State News

'New danger:' Michigan Gov. Whitmer tells why 'now is a precarious moment'

September 18, 2020, 3:40 PM

After six months of "fighting an enemy like no other," Gretchen Whitmer reflects on long-haul Covid challenges ahead.

"We live in an extraordinary moment," Michigan's governor writes in a Detroit Free Press guest column.

I’m sobered this challenge. Every executive order weighs heavily on me.

Like everyone, I want this emergency to end. But I will continue to do everything in my power to save lives.

And if I ever start to waver, I remember the recent memorial service at Belle Isle, where hundreds of poster-size photos honored the more than 1,500 Detroiters who have died. Not only does our enemy kill, but it disproportionately harms our seniors and people of color.

Gretchen Whitmer: "We’ve fought this enemy together, and together we will win." (At right: Dr. Joneigh S.Khaldun, chief medical executive) [Photo: State of Michigan]

At its core, her essay is a trust-me pitch about why executive orders limiting commercial and social activity are needed -- orders challenged by "Unlock Michigan" activists.

The measures I’ve put in place largely rest on emergency powers the Michigan Legislature gave the governor, including a law in place since 1945. This special authority is not surprising. . . .

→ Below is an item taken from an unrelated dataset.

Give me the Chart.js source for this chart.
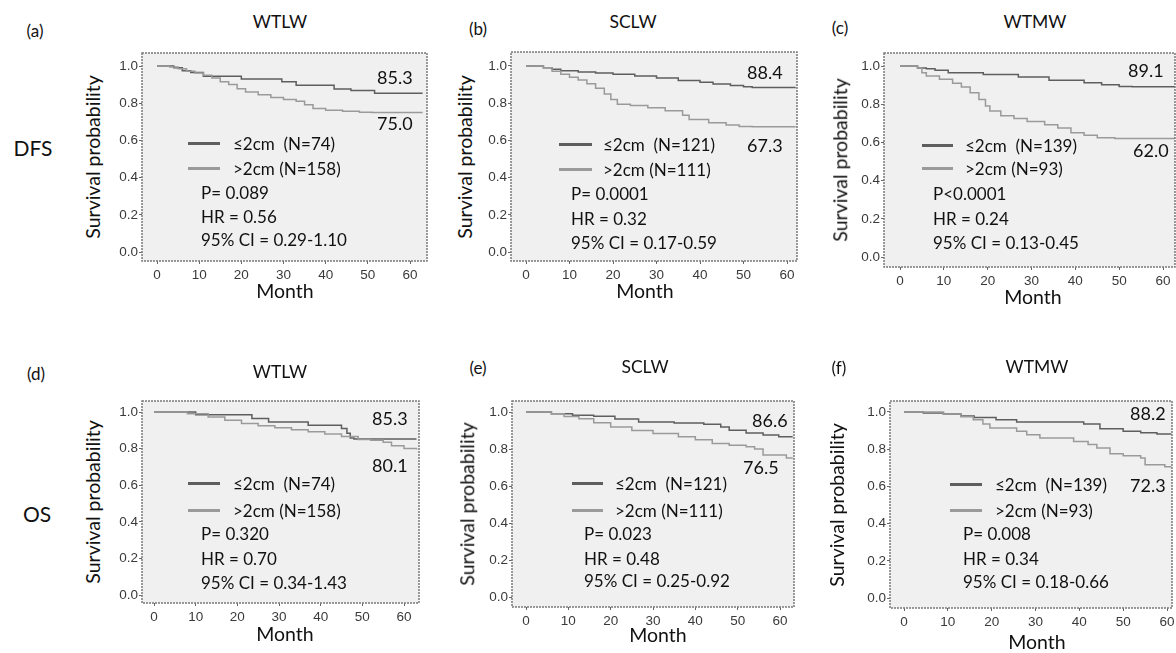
<!DOCTYPE html>
<html>
<head>
<meta charset="utf-8">
<script src="https://cdn.jsdelivr.net/npm/chart.js@4"></script>
<style>
body { margin: 0; width: 1176px; height: 653px; overflow: hidden; background: #fff; position: relative;
       font-family: "Lato", "DejaVu Sans", sans-serif; color: #111; }
.t { position: absolute; white-space: pre; transform: translateY(-50%); line-height: 1; }
.c { transform: translate(-50%, -50%); }
.ylab { transform: translate(-50%, -50%) rotate(-90deg); }
.seg { position: absolute; height: 0; border-top: 3px solid; }
canvas { position: absolute; }
</style>
</head>
<body>
<script>
// tick values
const monthTicks = [0, 10, 20, 30, 40, 50, 60];
const probTicks = [0, 0.2, 0.4, 0.6, 0.8, 1.0];
const groupNames = ['≤2cm  ', '>2cm '];

// Kaplan-Meier steps: [month, survival]
// DFS
const dfsWtlwSmall = [[0,1],[4,0.99],[6,0.975],[8,0.965],[11,0.945],[20,0.93],[29.6,0.915],[33,0.896],[42,0.877],[46,0.868],[51.6,0.853],[63,0.853]];
const dfsWtlwLarge = [[0,1],[3,0.995],[5,0.985],[7,0.972],[9,0.962],[11,0.95],[13,0.935],[15,0.915],[17,0.9],[19,0.878],[21,0.86],[24,0.845],[27,0.83],[30,0.82],[33,0.81],[35,0.792],[37,0.772],[40,0.762],[44,0.757],[48,0.752],[51,0.75],[63,0.75]];
const dfsSclwSmall = [[0,1],[4,0.99],[6,0.982],[8,0.975],[12,0.968],[16,0.962],[20,0.955],[25,0.946],[30,0.935],[35,0.922],[40,0.912],[43,0.903],[47,0.895],[50,0.888],[52,0.884],[62,0.884]];
const dfsSclwLarge = [[0,1],[4,0.99],[6,0.972],[8,0.955],[10,0.94],[12,0.925],[14,0.905],[16,0.88],[18,0.85],[19.5,0.82],[21,0.795],[24,0.788],[28,0.776],[32,0.76],[36,0.735],[37.5,0.712],[42,0.695],[46,0.683],[49,0.675],[52,0.673],[62,0.673]];
const dfsWtmwSmall = [[0,1],[4,0.99],[6,0.985],[8,0.978],[11,0.965],[19,0.956],[27,0.942],[34,0.925],[42,0.912],[46,0.902],[50,0.893],[53,0.891],[63,0.891]];
const dfsWtmwLarge = [[0,1],[4,0.99],[5,0.965],[6,0.947],[9,0.93],[12,0.91],[14,0.89],[16,0.86],[18,0.825],[19.5,0.79],[20.5,0.765],[23,0.74],[26,0.725],[29,0.71],[33,0.693],[36,0.675],[39,0.65],[42,0.638],[45,0.625],[49,0.62],[63,0.62]];
// OS
const osWtlwSmall = [[0,1],[10,0.985],[23.5,0.964],[27.5,0.946],[37,0.928],[45,0.91],[46.3,0.884],[47.1,0.858],[48,0.853],[63,0.853]];
const osWtlwLarge = [[0,1],[8,0.99],[13,0.973],[17,0.955],[21,0.937],[25,0.925],[29,0.914],[33,0.903],[37,0.892],[41,0.88],[45,0.866],[49,0.85],[52,0.845],[55,0.835],[57,0.815],[60,0.8],[63,0.795]];
const osSclwSmall = [[0,1],[6,0.99],[11,0.983],[16,0.977],[21,0.962],[26.6,0.946],[35,0.94],[42,0.934],[46,0.919],[48,0.901],[52,0.887],[56,0.876],[59.7,0.866],[63,0.866]];
const osSclwLarge = [[0,1],[6,0.99],[9,0.976],[12.5,0.964],[16,0.942],[20,0.919],[25,0.9],[30,0.884],[36,0.866],[40,0.85],[44,0.83],[48,0.82],[52,0.812],[54,0.8],[56,0.767],[61.5,0.752],[63,0.752]];
const osWtmwSmall = [[0,1],[4.4,0.995],[9,0.989],[13,0.978],[16,0.971],[21,0.958],[25.7,0.946],[41,0.935],[44.7,0.91],[50,0.896],[54,0.888],[57.7,0.882],[61,0.882]];
const osWtmwLarge = [[0,1],[9,0.989],[13,0.975],[15.8,0.959],[18,0.935],[19.6,0.914],[25.7,0.896],[28,0.878],[31,0.86],[38.7,0.842],[42,0.825],[44,0.806],[47,0.775],[50,0.765],[54,0.753],[55,0.717],[59.5,0.705],[61,0.705]];

// layout of each panel (page pixels): plot box, pixel of month 0 / 60, pixel of prob 1 / 0
const panels = [
  { tag: '(a)', title: 'WTLW', small: dfsWtlwSmall, large: dfsWtlwLarge, n: [74, 158],
    stats: ['P= 0.089', 'HR = 0.56', '95% CI = 0.29-1.10'], ends: [['85.3', 377, 77], ['75.0', 377, 123]],
    box: [142, 53, 427, 261], xcal: [157, 410], ycal: [66, 252],
    tagPos: [35, 30], titlePos: [280, 22], ylabX: 93, monthPos: [285, 291],
    segX: 188, segW: 32, segY: [143, 168], legX: 233, statX: 201, statY: [192, 216, 239] },
  { tag: '(b)', title: 'SCLW', small: dfsSclwSmall, large: dfsSclwLarge, n: [121, 111],
    stats: ['P= 0.0001', 'HR = 0.32', '95% CI = 0.17-0.59'], ends: [['88.4', 747, 72], ['67.3', 747, 145]],
    box: [511, 52, 797, 261], xcal: [526, 787], ycal: [66, 252],
    tagPos: [478, 28], titlePos: [633, 22], ylabX: 465, monthPos: [645, 291],
    segX: 559, segW: 33, segY: [144, 169], legX: 603, statX: 571, statY: [193, 218, 242] },
  { tag: '(c)', title: 'WTMW', small: dfsWtmwSmall, large: dfsWtmwLarge, n: [139, 93],
    stats: ['P<0.0001', 'HR = 0.24', '95% CI = 0.13-0.45'], ends: [['89.1', 1128, 70], ['62.0', 1133, 150]],
    box: [884, 53, 1175, 267], xcal: [900, 1163], ycal: [66, 257],
    tagPos: [840, 27], titlePos: [1035, 22], ylabX: 840, monthPos: [1033, 297],
    segX: 922, segW: 31, segY: [145, 168], legX: 965, statX: 933, statY: [193, 218, 242] },
  { tag: '(d)', title: 'WTLW', small: osWtlwSmall, large: osWtlwLarge, n: [74, 158],
    stats: ['P= 0.320', 'HR = 0.70', '95% CI = 0.34-1.43'], ends: [['85.3', 372, 418], ['80.1', 372, 465]],
    box: [142, 401, 419, 603], xcal: [154, 404], ycal: [412, 595],
    tagPos: [36, 373], titlePos: [280, 372], ylabX: 93, monthPos: [285, 634],
    segX: 188, segW: 32, segY: [483, 510], legX: 233, statX: 201, statY: [533, 558, 582] },
  { tag: '(e)', title: 'SCLW', small: osSclwSmall, large: osSclwLarge, n: [121, 111],
    stats: ['P= 0.023', 'HR = 0.48', '95% CI = 0.25-0.92'], ends: [['86.6', 752, 420], ['76.5', 743, 467]],
    box: [512, 401, 794, 607], xcal: [526, 780], ycal: [412, 597],
    tagPos: [478, 367], titlePos: [645, 367], ylabX: 467, monthPos: [658, 635],
    segX: 572, segW: 31, segY: [483, 510], legX: 615, statX: 584, statY: [533, 558, 580] },
  { tag: '(f)', title: 'WTMW', small: osWtmwSmall, large: osWtmwLarge, n: [139, 93],
    stats: ['P= 0.008', 'HR = 0.34', '95% CI = 0.18-0.66'], ends: [['88.2', 1130, 413], ['72.3', 1130, 485]],
    box: [890, 401, 1172, 608], xcal: [904, 1167], ycal: [412, 598],
    tagPos: [839, 367], titlePos: [1037, 367], ylabX: 837, monthPos: [1037, 642],
    segX: 950, segW: 32, segY: [484, 510], legX: 995, statX: 963, statY: [533, 558, 581] }
];

const colSmall = '#5e5e5e';
const colLarge = '#9a9a9a';
const AXW = 34, AXH = 24, PADT = 10, PADR = 14;

function addText(txt, x, y, size, cls) {
  const el = document.createElement('div');
  el.className = 't' + (cls ? ' ' + cls : '');
  el.textContent = txt;
  el.style.left = x + 'px';
  el.style.top = y + 'px';
  el.style.fontSize = size + 'px';
  document.body.appendChild(el);
  return el;
}

// grey speckled plot area + dotted frame
const plotBox = {
  id: 'plotBox',
  beforeDraw(chart) {
    const a = chart.chartArea, ctx = chart.ctx;
    ctx.save();
    ctx.fillStyle = '#f0f0f0';
    ctx.fillRect(a.left, a.top, a.right - a.left, a.bottom - a.top);
    ctx.restore();
  },
  afterDraw(chart) {
    const a = chart.chartArea, ctx = chart.ctx;
    ctx.save();
    ctx.strokeStyle = '#7a7a7a';
    ctx.lineWidth = 1.5;
    ctx.setLineDash([2, 1]);
    ctx.strokeRect(a.left, a.top, a.right - a.left, a.bottom - a.top);
    ctx.restore();
  }
};

panels.forEach(p => {
  const [bl, bt, br, bb] = p.box;
  const pxPerMonth = (p.xcal[1] - p.xcal[0]) / 60;
  const pxPerProb = p.ycal[1] - p.ycal[0];

  const canvas = document.createElement('canvas');
  canvas.width = br - bl + AXW + PADR;
  canvas.height = bb - bt + AXH + PADT;
  canvas.style.left = (bl - AXW) + 'px';
  canvas.style.top = (bt - PADT) + 'px';
  document.body.appendChild(canvas);

  const tickFont = { family: 'Liberation Sans', size: 13.5 };

  new Chart(canvas, {
    type: 'line',
    data: {
      datasets: [
        { data: p.large.map(([t, s]) => ({ x: t, y: s })), borderColor: colLarge, borderWidth: 1.5,
          stepped: true, pointRadius: 0, fill: false },
        { data: p.small.map(([t, s]) => ({ x: t, y: s })), borderColor: colSmall, borderWidth: 1.5,
          stepped: true, pointRadius: 0, fill: false }
      ]
    },
    options: {
      responsive: false,
      animation: false,
      events: [],
      layout: { padding: { top: PADT, right: PADR, left: 0, bottom: 0 } },
      plugins: { legend: { display: false }, tooltip: { enabled: false } },
      scales: {
        x: {
          type: 'linear',
          min: (bl - p.xcal[0]) / pxPerMonth,
          max: (br - p.xcal[0]) / pxPerMonth,
          afterBuildTicks: s => { s.ticks = monthTicks.map(v => ({ value: v })); },
          afterFit: s => { s.height = AXH; },
          grid: { drawOnChartArea: false, tickLength: 3, color: '#666' },
          border: { display: false },
          ticks: { font: tickFont, color: '#3a3a3a', padding: 3, maxRotation: 0 }
        },
        y: {
          type: 'linear',
          min: (p.ycal[1] - bb) / pxPerProb,
          max: (p.ycal[1] - bt) / pxPerProb,
          afterBuildTicks: s => { s.ticks = probTicks.map(v => ({ value: v })); },
          afterFit: s => { s.width = AXW; },
          grid: { drawOnChartArea: false, tickLength: 3, color: '#666' },
          border: { display: false },
          ticks: { font: tickFont, color: '#3a3a3a', padding: 1, callback: v => v.toFixed(1) }
        }
      }
    },
    plugins: [plotBox]
  });

  // texts around the panel
  addText(p.tag, p.tagPos[0], p.tagPos[1], 17, 'c');
  addText(p.title, p.titlePos[0], p.titlePos[1], 17.5, 'c');
  addText('Survival probability', p.ylabX, (bt + bb) / 2, 19.5, 'ylab');
  addText('Month', p.monthPos[0], p.monthPos[1], 19.5, 'c');

  // in-plot legend
  [colSmall, colLarge].forEach((col, i) => {
    const seg = document.createElement('div');
    seg.className = 'seg';
    seg.style.left = p.segX + 'px';
    seg.style.top = (p.segY[i] - 1) + 'px';
    seg.style.width = p.segW + 'px';
    seg.style.borderColor = col;
    document.body.appendChild(seg);
    addText(groupNames[i] + '(N=' + p.n[i] + ')', p.legX, p.segY[i], 17);
  });
  p.stats.forEach((s, i) => addText(s, p.statX, p.statY[i], 17));
  p.ends.forEach(([s, x, y]) => addText(s, x, y, 18));
});

addText('DFS', 33, 147, 21, 'c');
addText('OS', 37, 513, 21, 'c');
</script>
</body>
</html>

Emergencies require swift and decisive action. The first Stay Home, Stay Safe order in late March, or the order closing indoor bar service in early July after the Harper’s outbreak in East Lansing — at the time, the largest outbreak in the nation — are two examples. There’s no question swift action remains critical to saving lives. A Columbia University study, for example, showed that if actions taken on March 15 across the nation had been in place one week earlier, nearly 36,000 people would still be alive. ...

We must stay the course. Michigan’s top health officials and the national experts I consult are united: now is a precarious moment and Michigan must maintain its response. Increased contacts resulting from the return to school and businesses coming back online, the shift indoors, and especially the onset of flu season, pose new danger.

She suggests that "it's a matter of months" until emergency restrictions lift -- a phrase that could apply to January (four months), spring (six months) or perhaps longer.